There are basically only 16 personality types, based on the the Myers-Briggs Type Indicator test. If you've ever been on Tinder, and you've wondered why some people have four capitol letters to describe themselves, that's a Myers-Briggs personality type acronym! 😉
Knowing your personality type will massively help you not only find the work that will suit your soul, it can also help you with your relationships and love, too! I am an INFP type, which is less than 4% of the population (Introverted, Intuitive, Feeling, Perceptive).
When I met my partner--also an INFP, I could not believe the similarities in the way we think and act. I had always struggled to find a partner who understood my quirky combo of spirituality, idealism, creativity, and intellectualism, but those are typical of the INFP type. Though I didn't meet him on Tinder, if you know your type you could certainly find it a lot easier to meet suitable partners on there if you wanted to! But in any case, it will definitely make it a lot easier to get a long list of business ideas that will suit you.
To find out what type you are and what types of work would suit you best, I recommend this classic book:
I found this amazing book in a thrift shop many years ago and was astonished at how accurately it described me and my friends! It devotes an entire chapter to each personality type and lists many types of work that would suit that personality type best.
If you really want to know what work will suit you best, start with finding out your personality type.
Sorting Hat #2: What do you like to work with the most: people, ideas, or things?
All work is primarily based around people, ideas, or things. If you number the three in the order you like most, you can filter out many types of work that just aren't going to suit you. Ideally, you want to find something that is primarily about working for the first thing but has a bit of the second as well.
For example, if you love working with people then things, a service-based business providing physical products or results would suit you well. An example of this would be a birthday party planning business, where the business owner works closely with the customer and other service providers to deliver a beautiful event from the wine list to the color and placement of the serviettes.
I like working with ideas, then things, then people, which is why being a social media consultant is ideal for me. I first devise strategies (ideas), then I implement them with creative software and digital tools on a laptop to produce tangible things, to serve my clients and engage with people online.
This idea of the three types of work is from one of the most useful career books I ever read. I highly recommend this book if you are considering turning a creative hobby or passion into a business. It will help you see if the hobby could become a profitable business, or if you should perhaps simply look for employment that is closer to the hobby interest, and how to make that work for you:
Sorting Hat #3: What do you want to help people with the most: health, wealth, or relationships?

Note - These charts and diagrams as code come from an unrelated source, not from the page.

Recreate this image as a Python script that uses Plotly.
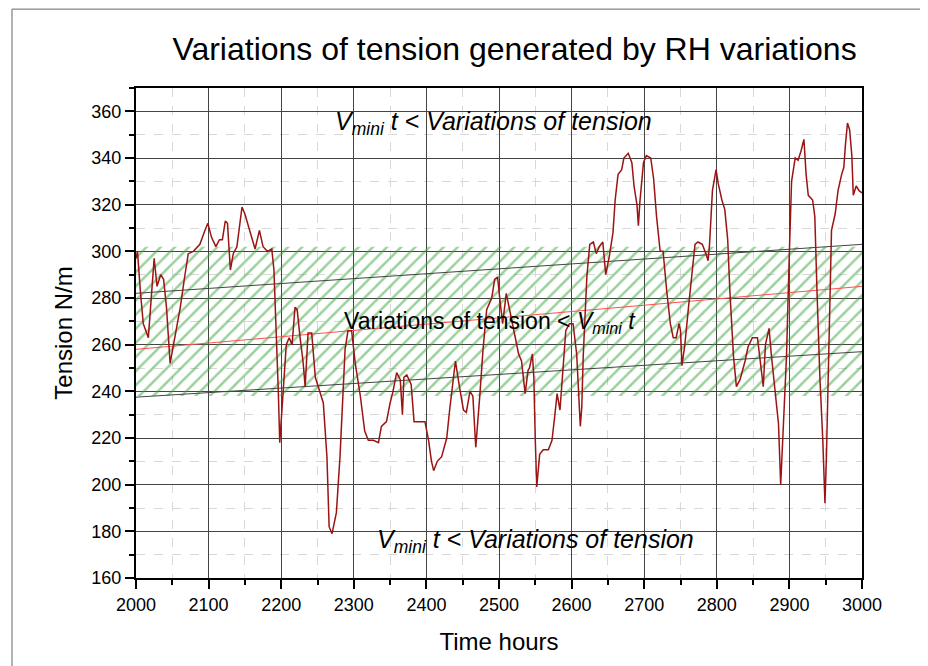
import plotly.graph_objects as go

hours = [2000, 2002, 2006, 2010, 2017, 2020, 2025, 2029, 2034, 2038, 2042, 2047, 2051, 2061, 2067,
         2072, 2079, 2088, 2095, 2099, 2104, 2110, 2115, 2119, 2123, 2126, 2130, 2134, 2139, 2142,
         2146, 2150, 2157, 2164, 2170, 2175, 2181, 2187, 2190, 2194, 2196, 2198, 2203, 2207, 2211,
         2215, 2219, 2222, 2226, 2230, 2233, 2237, 2242, 2247, 2253, 2258, 2263, 2266, 2270, 2276,
         2281, 2285, 2288, 2292, 2297, 2302, 2309, 2315, 2320, 2327, 2334, 2338, 2345, 2350, 2354,
         2359, 2364, 2367, 2369, 2373, 2379, 2383, 2389, 2398, 2403, 2407, 2410, 2415, 2421, 2428,
         2432, 2437, 2440, 2445, 2451, 2455, 2460, 2464, 2468, 2474, 2478, 2483, 2490, 2494, 2498,
         2501, 2505, 2510, 2514, 2520, 2527, 2531, 2536, 2540, 2542, 2546, 2548, 2550, 2552, 2556,
         2561, 2568, 2573, 2577, 2580, 2584, 2589, 2592, 2597, 2602, 2607, 2609, 2612, 2614, 2616,
         2621, 2625, 2630, 2634, 2638, 2643, 2647, 2652, 2657, 2660, 2664, 2669, 2672, 2678, 2683,
         2686, 2690, 2692, 2694, 2699, 2703, 2709, 2713, 2717, 2722, 2726, 2731, 2736, 2740, 2744,
         2748, 2750, 2752, 2756, 2761, 2765, 2770, 2774, 2780, 2785, 2788, 2790, 2794, 2799, 2802,
         2807, 2811, 2815, 2818, 2823, 2827, 2832, 2839, 2843, 2849, 2856, 2859, 2864, 2867, 2872,
         2875, 2880, 2885, 2888, 2892, 2896, 2900, 2903, 2908, 2912, 2916, 2920, 2923, 2926, 2932,
         2935, 2938, 2942, 2946, 2949, 2951, 2955, 2958, 2963, 2967, 2972, 2975, 2977, 2980, 2983,
         2986, 2988, 2992, 2996, 3000]
tension = [297, 300, 283, 269, 263, 276, 297, 285, 290, 288, 276, 252, 259, 276, 289,
           299, 300, 303, 309, 312, 306, 302, 305, 305, 313, 312, 292, 299, 302, 309,
           319, 316, 308, 301, 309, 302, 300, 301, 292, 262, 240, 218, 240, 260, 263,
           260, 276, 275, 263, 253, 242, 265, 265, 246, 240, 235, 212, 182, 179, 188,
           212, 240, 258, 266, 266, 252, 238, 223, 219, 219, 218, 225, 227, 235, 240,
           248, 245, 230, 246, 247, 243, 227, 227, 227, 219, 210, 206, 210, 212, 220,
           232, 245, 253, 243, 232, 231, 240, 238, 216, 240, 258, 275, 280, 288, 289,
           280, 269, 282, 276, 266, 256, 253, 239, 249, 250, 256, 246, 219, 199, 213,
           215, 215, 219, 230, 239, 232, 256, 266, 269, 269, 256, 245, 225, 233, 255,
           289, 303, 304, 299, 302, 304, 290, 298, 308, 322, 333, 335, 340, 342, 338,
           328, 320, 311, 321, 338, 341, 340, 331, 315, 300, 300, 283, 269, 263, 263,
           269, 266, 251, 260, 276, 289, 303, 304, 303, 299, 296, 303, 326, 335, 329,
           322, 318, 305, 283, 255, 242, 245, 253, 259, 263, 263, 255, 242, 260, 267,
           256, 240, 226, 200, 226, 255, 300, 330, 340, 339, 343, 348, 333, 324, 322,
           315, 283, 246, 219, 192, 212, 269, 309, 316, 326, 333, 336, 345, 355, 352,
           341, 324, 328, 326, 325]

# acceptance band and the V_mini*t reference lines
band_x = [2000, 3000]
band_low = [238, 238]
band_high = [302, 302]
line_x = [2000, 3000]
upper_line = [282, 303]
mid_line = [258, 285]
lower_line = [237.5, 257]

FONT = "Liberation Sans, Arial, sans-serif"

fig = go.Figure()
fig.add_trace(go.Scatter(x=band_x, y=band_low, mode='lines', line=dict(width=0), hoverinfo='skip'))
fig.add_trace(go.Scatter(x=band_x, y=band_high, mode='lines', line=dict(width=0), fill='tonexty',
                         fillcolor='rgba(0,0,0,0)',
                         fillpattern=dict(shape='/', fgcolor='#36a336', bgcolor='rgba(0,0,0,0)',
                                          size=10, solidity=0.25)))
fig.add_trace(go.Scatter(x=line_x, y=upper_line, mode='lines', line=dict(color='#444444', width=1)))
fig.add_trace(go.Scatter(x=line_x, y=lower_line, mode='lines', line=dict(color='#444444', width=1)))
fig.add_trace(go.Scatter(x=line_x, y=mid_line, mode='lines', line=dict(color='#ff5050', width=1)))
fig.add_trace(go.Scatter(x=hours, y=tension, mode='lines', line=dict(color='#9b1414', width=1.5)))

fig.update_traces(showlegend=False)

axis_common = dict(
    showline=True, linecolor='black', linewidth=2, mirror=True,
    ticks='outside', ticklen=9, tickwidth=2, tickcolor='black',
    showgrid=True, gridcolor='#444444', gridwidth=1,
    tickfont=dict(family=FONT, size=18, color='black'),
    zeroline=False,
)
fig.update_xaxes(range=[2000, 3000], tick0=2000, dtick=100,
                 minor=dict(dtick=50, ticklen=5, tickcolor='black', showgrid=True,
                            gridcolor='#d8d8d8', griddash='dash'),
                 title=dict(text='Time hours', font=dict(family=FONT, size=24, color='black'), standoff=20),
                 **axis_common)
fig.update_yaxes(range=[160, 370], tick0=160, dtick=20,
                 minor=dict(dtick=10, ticklen=5, tickcolor='black', showgrid=True,
                            gridcolor='#d8d8d8', griddash='dash'),
                 title=dict(text='Tension N/m', font=dict(family=FONT, size=24, color='black'), standoff=12),
                 **axis_common)

# page body adds an 8px offset, so the figure is sized to sit inside the window
fig.update_layout(
    width=920, height=658,
    margin=dict(l=128, r=66, t=80, b=88),
    paper_bgcolor='white', plot_bgcolor='white',
    title=dict(text='Variations of tension generated by RH variations',
               font=dict(family=FONT, size=32, color='black'),
               x=0.5214, xref='paper', xanchor='center', y=0.938, yanchor='middle'),
    annotations=[
        dict(x=2492, y=355, xref='x', yref='y', showarrow=False,
             text='<i>V<sub>mini</sub> t &lt; Variations of tension</i>',
             font=dict(family=FONT, size=25, color='black')),
        dict(x=2487, y=269.5, xref='x', yref='y', showarrow=False,
             text='Variations of tension &lt; <i>V<sub>mini</sub> t</i>',
             font=dict(family=FONT, size=23, color='black')),
        dict(x=2550, y=176, xref='x', yref='y', showarrow=False,
             text='<i>V<sub>mini</sub> t &lt; Variations of tension</i>',
             font=dict(family=FONT, size=25, color='black')),
    ],
    shapes=[dict(type='rect', xref='paper', yref='paper', x0=-0.1708, x1=1.0813, y0=-0.21, y1=1.161,
                 line=dict(color='#666666', width=1))],
)

fig.write_html("out.html")
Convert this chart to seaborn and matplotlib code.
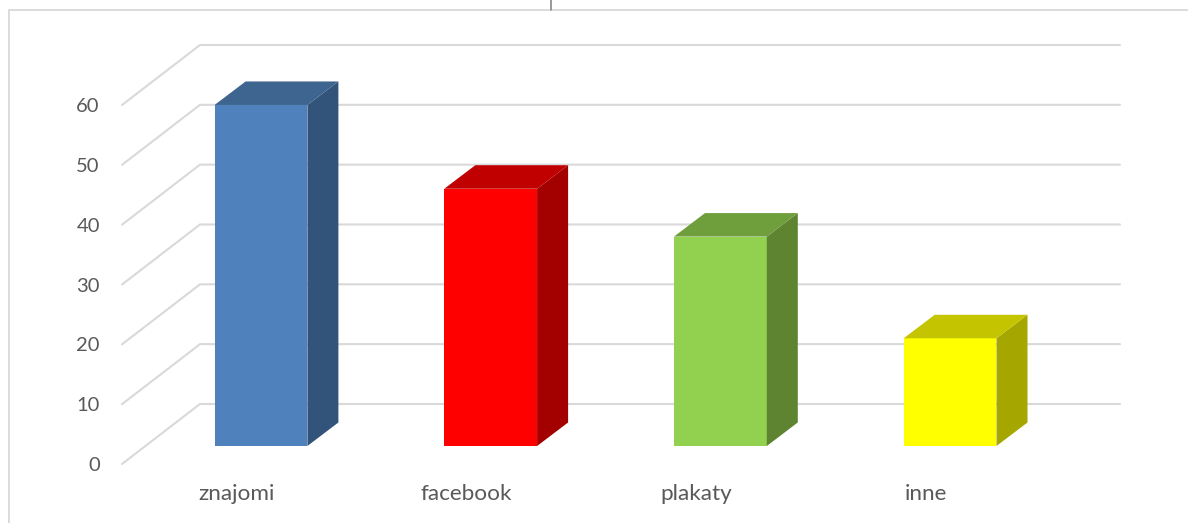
import matplotlib
matplotlib.use('Agg')
import numpy as np
import pandas as pd
import seaborn as sns
import matplotlib.pyplot as plt
from matplotlib.lines import Line2D
from matplotlib.patches import Polygon

# dane
kategorie = ['znajomi', 'facebook', 'plakaty', 'inne']
wartosci = [57, 43, 35, 18]
podzialka = [0, 10, 20, 30, 40, 50, 60]

# kolory: przod, bok, gora
kolor_przod = ['#4F81BD', '#FF0000', '#92D050', '#FFFF00']
kolor_bok = ['#32547A', '#A30000', '#5E8432', '#A6A600']
kolor_gora = ['#3E6590', '#C00000', '#6F9E3C', '#C4C400']

W, H = 1188, 523
PX_X = 229.7   # pikseli na kategorie
PX_Y = 5.98    # pikseli na jednostke
SZER = 0.404   # szerokosc slupka

sns.set_style('white')
plt.rcParams['font.family'] = ['Lato', 'DejaVu Sans']

fig = plt.figure(figsize=(W / 100, H / 100), dpi=100)
ax = fig.add_axes([122 / W, (H - 464) / H, (1120 - 122) / W, (464 - 45) / H])

df = pd.DataFrame({'kanal': kategorie, 'wartosc': wartosci})
sns.barplot(data=df, x='kanal', y='wartosc', hue='kanal', palette=kolor_przod,
            width=SZER, legend=False, saturation=1, linewidth=0, ax=ax, zorder=3)

ax.set_xlim((122 - 261) / PX_X, (1120 - 261) / PX_X)
przesun = 18 / PX_Y          # przednia krawedz podlogi ponizej slupkow
sciana_dx = 78 / PX_X
sciana_dy = 60 / PX_Y
ax.set_ylim(-przesun, 60 - przesun + sciana_dy)

# siatka 3D: skos na bocznej scianie + linia na tylnej
x0 = ax.get_xlim()[0]
x1 = ax.get_xlim()[1]
for v in podzialka:
    yp = v - przesun
    ax.plot([x0, x0 + sciana_dx, x1], [yp, yp + sciana_dy, yp + sciana_dy],
            color='#D9D9D9', lw=1.5, zorder=1, clip_on=False,
            solid_joinstyle='miter')

# bok i gora kazdego slupka
gl_dx = 31 / PX_X
gl_dy = 23.5 / PX_Y
for i, v in enumerate(wartosci):
    l = i - SZER / 2
    r = i + SZER / 2
    ax.add_patch(Polygon([(r, 0), (r + gl_dx, gl_dy), (r + gl_dx, v + gl_dy), (r, v)],
                         closed=True, fc=kolor_bok[i], ec='none', zorder=3))
    ax.add_patch(Polygon([(l, v), (l + gl_dx, v + gl_dy), (r + gl_dx, v + gl_dy), (r, v)],
                         closed=True, fc=kolor_gora[i], ec='none', zorder=3))

ax.set_xticks(np.arange(4) - 24 / PX_X, labels=kategorie)
ax.set_yticks(np.array(podzialka) - przesun, labels=podzialka)
ax.tick_params(axis='y', length=0, pad=16, labelsize=14.5, labelcolor='#595959')
ax.tick_params(axis='x', length=0, pad=14.5, labelsize=16.2, labelcolor='#595959')
ax.set_xlabel('')
ax.set_ylabel('')
sns.despine(ax=ax, left=True, bottom=True)
ax.patch.set_alpha(0)

# ramka obiektu
kolor_ramki = '#D9D9D9'
fig.add_artist(Line2D([9 / W, 9 / W, 1], [0, 1 - 10 / H, 1 - 10 / H],
                      color=kolor_ramki, lw=1.3))
fig.add_artist(Line2D([551 / W, 551 / W], [1 - 10 / H, 1], color='#7F7F7F', lw=1.1))

fig.savefig('out.png', dpi=100, facecolor='white')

If you look at every single business on the planet, you'll see that they help people in primarily one of three areas: health, wealth, or relationships. A creative hobby or interest can only become a profitable business if it is providing value to a market in which there is a demand for that product or service, and these are the three overall markets.
If you design wedding rings, for example, you are helping people with their relationships. If you design costume jewelry, you're selling something that makes people feel good about themselves, so it's health. And if you collect and sell precious antique jewelry that is too precious to actually ever be worn, you're working within wealth.
Your business marketing plan will start from one of these three groups, then it will divide down into a popular sub-group.
From there, you must create an original niche for your business from out of the sub-group.
For example, say you design wedding rings (relationships) specifically for the LGBTQ community (sub-group), and you've created a niche in that market designing rings that mix a variety of metals or materials in a completely unique way.
This excellent approach to marketing comes from one of the best books on marketing I have ever read. I strongly believe that any creative business owner that invests in studying digital marketing can make money from their creativity, and this is one of the best books on digital marketing that I can recommend at this point in time. Courses can cost a fortune, but this book is cheap as chips and you'll learn just as much, if not more!
Once you nail down the answers to these three questions, you'll be well on your way to cornering a business idea that will suit you perfectly!
Don't guess at what you think you'll like when it comes to starting a new business. You need to know what you like now, and start the right business!
Once you have made a nice, long list of business ideas that excite you, other factors will weigh in and make it easy to narrow in on the right one. Factors such as start-up costs, location and logistics, market demand, and competition.
Within a few months you'll be well on your way as a new business owner!